## Short problem
Reproduce the full listing below unchanged, apart from the pictures.

## start Given material

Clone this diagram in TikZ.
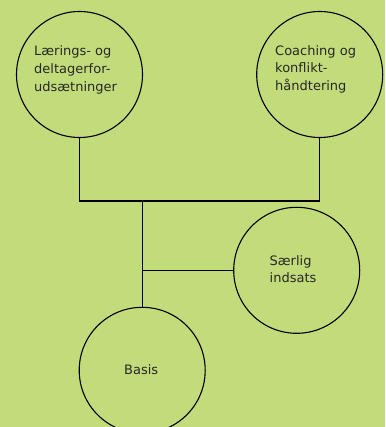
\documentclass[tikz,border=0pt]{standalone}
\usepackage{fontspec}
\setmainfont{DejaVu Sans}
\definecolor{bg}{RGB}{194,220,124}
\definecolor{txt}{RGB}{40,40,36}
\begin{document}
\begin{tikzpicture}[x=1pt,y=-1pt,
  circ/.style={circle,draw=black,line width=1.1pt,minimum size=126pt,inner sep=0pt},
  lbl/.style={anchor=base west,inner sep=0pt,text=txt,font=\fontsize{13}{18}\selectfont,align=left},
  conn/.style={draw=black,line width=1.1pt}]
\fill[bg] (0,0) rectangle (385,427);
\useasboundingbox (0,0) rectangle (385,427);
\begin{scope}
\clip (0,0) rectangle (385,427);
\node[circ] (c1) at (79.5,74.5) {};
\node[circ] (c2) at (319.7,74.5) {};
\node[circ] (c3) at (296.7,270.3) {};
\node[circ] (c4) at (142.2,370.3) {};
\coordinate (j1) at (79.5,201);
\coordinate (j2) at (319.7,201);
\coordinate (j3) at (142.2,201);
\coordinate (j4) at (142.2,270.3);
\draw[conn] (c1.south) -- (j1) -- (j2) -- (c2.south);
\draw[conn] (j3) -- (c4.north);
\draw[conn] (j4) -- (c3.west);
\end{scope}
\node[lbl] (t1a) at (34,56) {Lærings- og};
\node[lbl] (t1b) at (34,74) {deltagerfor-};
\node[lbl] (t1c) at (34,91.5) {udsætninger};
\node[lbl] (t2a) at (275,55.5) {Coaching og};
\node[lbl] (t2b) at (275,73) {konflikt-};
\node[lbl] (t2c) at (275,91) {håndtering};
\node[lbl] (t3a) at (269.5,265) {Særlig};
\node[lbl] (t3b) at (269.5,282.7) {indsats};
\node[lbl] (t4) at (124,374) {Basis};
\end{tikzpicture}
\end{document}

## end Given material

## Task solution
Clone this diagram in TikZ.
\documentclass[tikz,border=0pt]{standalone}
\usepackage{fontspec}
\setmainfont{DejaVu Sans}
\definecolor{bg}{RGB}{194,220,124}
\definecolor{txt}{RGB}{40,40,36}
\begin{document}
\begin{tikzpicture}[x=1pt,y=-1pt,
  circ/.style={circle,draw=black,line width=1.1pt,minimum size=126pt,inner sep=0pt},
  lbl/.style={anchor=base west,inner sep=0pt,text=txt,font=\fontsize{13}{18}\selectfont,align=left},
  conn/.style={draw=black,line width=1.1pt}]
\fill[bg] (0,0) rectangle (385,427);
\useasboundingbox (0,0) rectangle (385,427);
\begin{scope}
\clip (0,0) rectangle (385,427);
\node[circ] (c1) at (79.5,74.5) {};
\node[circ] (c2) at (319.7,74.5) {};
\node[circ] (c3) at (296.7,270.3) {};
\node[circ] (c4) at (142.2,370.3) {};
\coordinate (j1) at (79.5,201);
\coordinate (j2) at (319.7,201);
\coordinate (j3) at (142.2,201);
\coordinate (j4) at (142.2,270.3);
\draw[conn] (c1.south) -- (j1) -- (j2) -- (c2.south);
\draw[conn] (j3) -- (c4.north);
\draw[conn] (j4) -- (c3.west);
\end{scope}
\node[lbl] (t1a) at (34,56) {Lærings- og};
\node[lbl] (t1b) at (34,74) {deltagerfor-};
\node[lbl] (t1c) at (34,91.5) {udsætninger};
\node[lbl] (t2a) at (275,55.5) {Coaching og};
\node[lbl] (t2b) at (275,73) {konflikt-};
\node[lbl] (t2c) at (275,91) {håndtering};
\node[lbl] (t3a) at (269.5,265) {Særlig};
\node[lbl] (t3b) at (269.5,282.7) {indsats};
\node[lbl] (t4) at (124,374) {Basis};
\end{tikzpicture}
\end{document}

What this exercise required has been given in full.